Hymns and Biblical Additions
The hymns found in the Dead Sea Scrolls feature psalms and blessings probably recited by the community on special days. The Songs of the Sabbath Sacrifice describes classes of angels and their heavenly worship service on 13 consecutive Sabbaths, covering one quarter of the year. This document highlights the solar calendar used by the Qumran community. As seen with Jubilees and Enoch, calendar and time were fundamental issues for the sect. A text identical to Songs of the Sabbath Sacrifice was also discovered at Masada in 1965, suggesting the hymn traveled with those who took refuge at Masada when fleeing from the Roman invasion in the first century CE.
Another document, Thanksgiving Psalms, or Hodayot, has roughly 25 hymns each beginning with “odekha adonai” (thank you my Lord). Scholars believe these hymns were the community’s prayers and songs of praise appointed to certain days and time of the week. According to Qumran prayer scholar Esther Chazon, the authors of some of the Hodayot even claimed to be among the angels themselves and included prayers like the Kedushah, which echoes biblical narratives of angels’ worship.
Biblical embellishments took on two forms at Qumran. Those in pseudepigraphical style claimed to be authored by biblical characters. Genesis Apocryphon, for example, is told from the perspective of Lamech, Noah’s father. It retells the stories of Noah and Abraham with enhanced details, and like Enoch was written in Aramaic. The Qumran copy is the only version of this text that has been found.

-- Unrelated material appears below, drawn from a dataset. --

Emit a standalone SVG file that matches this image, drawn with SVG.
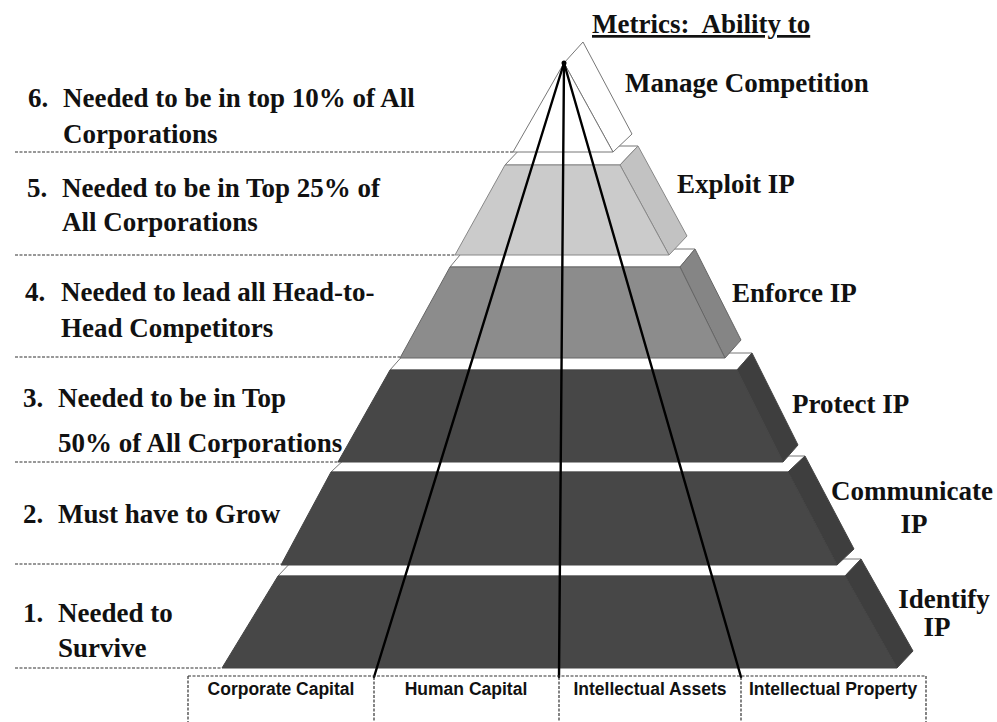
<svg xmlns="http://www.w3.org/2000/svg" width="997" height="722" viewBox="0 0 997 722">
<defs>
<style>
.lbl{font-family:"Liberation Serif","Times New Roman",serif;font-weight:bold;font-size:27px;fill:#111}
.mid{text-anchor:middle}
.cap{font-family:"Liberation Sans",Arial,sans-serif;font-weight:bold;font-size:17.5px;fill:#111;text-anchor:middle}
.dot{stroke:#333;stroke-width:1.2;stroke-dasharray:3 1.5;fill:none}
.band{fill:#fff;stroke:#777;stroke-width:1}
.f5{fill:#cbcbcb;stroke:#888;stroke-width:1}
.s5{fill:#c2c2c2;stroke:#888;stroke-width:1}
.f4{fill:#8c8c8c;stroke:#666;stroke-width:1}
.s4{fill:#858585;stroke:#666;stroke-width:1}
.fd{fill:#474747;stroke:#444;stroke-width:1}
.sd{fill:#3e3e3e;stroke:#444;stroke-width:1}
.ray{stroke:#000;stroke-width:2.4;fill:none;stroke-linecap:round}
</style>
</defs>
<rect width="997" height="722" fill="#fff"/>

<g id="guides">
<line class="dot" x1="15" y1="152" x2="513" y2="152"/>
<line class="dot" x1="15" y1="255" x2="455" y2="255"/>
<line class="dot" x1="15" y1="357" x2="400" y2="357"/>
<line class="dot" x1="15" y1="462" x2="338" y2="462"/>
<line class="dot" x1="15" y1="564" x2="281" y2="564"/>
<line class="dot" x1="15" y1="668" x2="222" y2="668"/>
</g>

<g id="layer1">
<polygon class="band" points="278,576 845,576 861,559 294,559"/>
<polygon class="sd" points="845,576 861,559 913,651 897,668"/>
<polygon class="fd" points="278,576 845,576 897,668 222,668"/>
</g>
<g id="layer2">
<polygon class="band" points="331,472 788,472 805,456 348,456"/>
<polygon class="sd" points="788,472 805,456 854,549 837,565"/>
<polygon class="fd" points="331,472 788,472 837,565 281,565"/>
</g>
<g id="layer3">
<polygon class="band" points="390,370 737,370 752,353 405,353"/>
<polygon class="sd" points="737,370 752,353 798,445 783,462"/>
<polygon class="fd" points="390,370 737,370 783,462 338,462"/>
</g>
<g id="layer4">
<polygon class="band" points="450,267 680,267 695,249 465,249"/>
<polygon class="s4" points="680,267 695,249 741,340 725,358"/>
<polygon class="f4" points="450,267 680,267 725,358 400,358"/>
</g>
<g id="layer5">
<polygon class="band" points="505,165 620,165 638,146 523,146"/>
<polygon class="s5" points="620,165 638,146 687,236 669,255"/>
<polygon class="f5" points="505,165 620,165 669,255 455,255"/>
</g>
<g id="layer6">
<polygon class="band" points="564,63 583,42 632,134 613,152"/>
<polygon class="band" points="564,63 613,152 513,152"/>
</g>

<g id="connectors">
<line class="ray" x1="564" y1="63" x2="374" y2="677"/>
<line class="ray" x1="564" y1="63" x2="559" y2="677"/>
<line class="ray" x1="564" y1="63" x2="741" y2="677"/>
<circle cx="564" cy="63" r="2.5" fill="#000"/>
</g>

<g id="capital-table">
<path class="dot" d="M188,676 H926 M188,676 V722 M926,676 V722 M374,677 V722 M559,677 V722 M741,677 V722"/>
<text class="cap" x="281" y="695">Corporate Capital</text>
<text class="cap" x="466" y="695">Human Capital</text>
<text class="cap" x="650" y="695">Intellectual Assets</text>
<text class="cap" x="833" y="695">Intellectual Property</text>
</g>

<g id="levels">
<text class="lbl" x="28" y="107">6.</text>
<text class="lbl" x="63" y="107">Needed to be in top 10% of All</text>
<text class="lbl" x="63" y="143">Corporations</text>
<text class="lbl" x="27" y="197">5.</text>
<text class="lbl" x="62" y="197">Needed to be in Top 25% of</text>
<text class="lbl" x="62" y="231">All Corporations</text>
<text class="lbl" x="25" y="301">4.</text>
<text class="lbl" x="61" y="301">Needed to lead all Head-to-</text>
<text class="lbl" x="61" y="337">Head Competitors</text>
<text class="lbl" x="23" y="407">3.</text>
<text class="lbl" x="58" y="407">Needed to be in Top</text>
<text class="lbl" x="58" y="452">50% of All Corporations</text>
<text class="lbl" x="23" y="523">2.</text>
<text class="lbl" x="58" y="523">Must have to Grow</text>
<text class="lbl" x="23" y="622">1.</text>
<text class="lbl" x="58" y="622">Needed to</text>
<text class="lbl" x="58" y="657">Survive</text>
</g>

<g id="metrics">
<text class="lbl" x="592" y="33" text-decoration="underline" style="white-space:pre">Metrics:  Ability to</text>
<text class="lbl" x="625" y="92">Manage Competition</text>
<text class="lbl" x="677" y="193">Exploit IP</text>
<text class="lbl" x="732" y="302">Enforce IP</text>
<text class="lbl" x="792" y="413">Protect IP</text>
<text class="lbl mid" x="912" y="500">Communicate</text>
<text class="lbl mid" x="914" y="533">IP</text>
<text class="lbl mid" x="944" y="608">Identify</text>
<text class="lbl mid" x="937" y="636">IP</text>
</g>
</svg>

Pesharim were another sort of biblical addition unknown until discovered at Qumran. In this genre, texts from the book of Prophets are rewritten and each verse is followed by an interpretation relating to the day and age of the Qumran community. For example a pesher relates Habbakuk’s “arrogant man” (Habbakuk 2:5) to an contemporary adversary: the Romans (Kittim).
The Community at Qumran
When the Dead Sea Scrolls were first discovered, most scholars believed the Qumran community was connected to the Essenes, a group described by first century writers Josephus, Philo, and Pliny the Elder. As Josephus describes in Wars, the Essenes were religious, communal, ascetic, celibate, and held apocalyptic beliefs. This seemed to resemble to Qumran community.
Today, after the publication of all 930 scrolls, scholars no longer believe the Qumran sect was the same group described by Josephus. The scrolls use terms like “female elders,” “mothers,” “sisters” and “daughters”–but there were no women leaders in Essene communities.
Furthermore, the term “Essene,” is never mentioned in the scrolls, and instead the group refers to itself as the Yachad or B’nei Zadok. The former term was probably a name used for the entire congregation whereas the latter expression was specific for the governing group of the sect, namely the priests.
The Dead Sea Scrolls, the earliest Jewish documents we have today, confirm to historians the longevity of the Jewish religion. But they also attest to the array of sacred texts within the ancient Jewish world before rabbinic canonization. Studies in the scrolls are still at a very young stage.
In 2004 two fragments of Leviticus 23 and 24 were discovered at Qumran. More recently, in September 2007, a tunnel leading from Jerusalem to the area of Qumran was found, suggesting that some of the scrolls and other treasures from the Temple were brought to the area to hide from Roman destruction. Radiocarbon dating and DNA testing are being used to find a more exact date for the scrolls. Today, the scrolls reside in the Shrine of the Book in Jerusalem’s Israel Museum.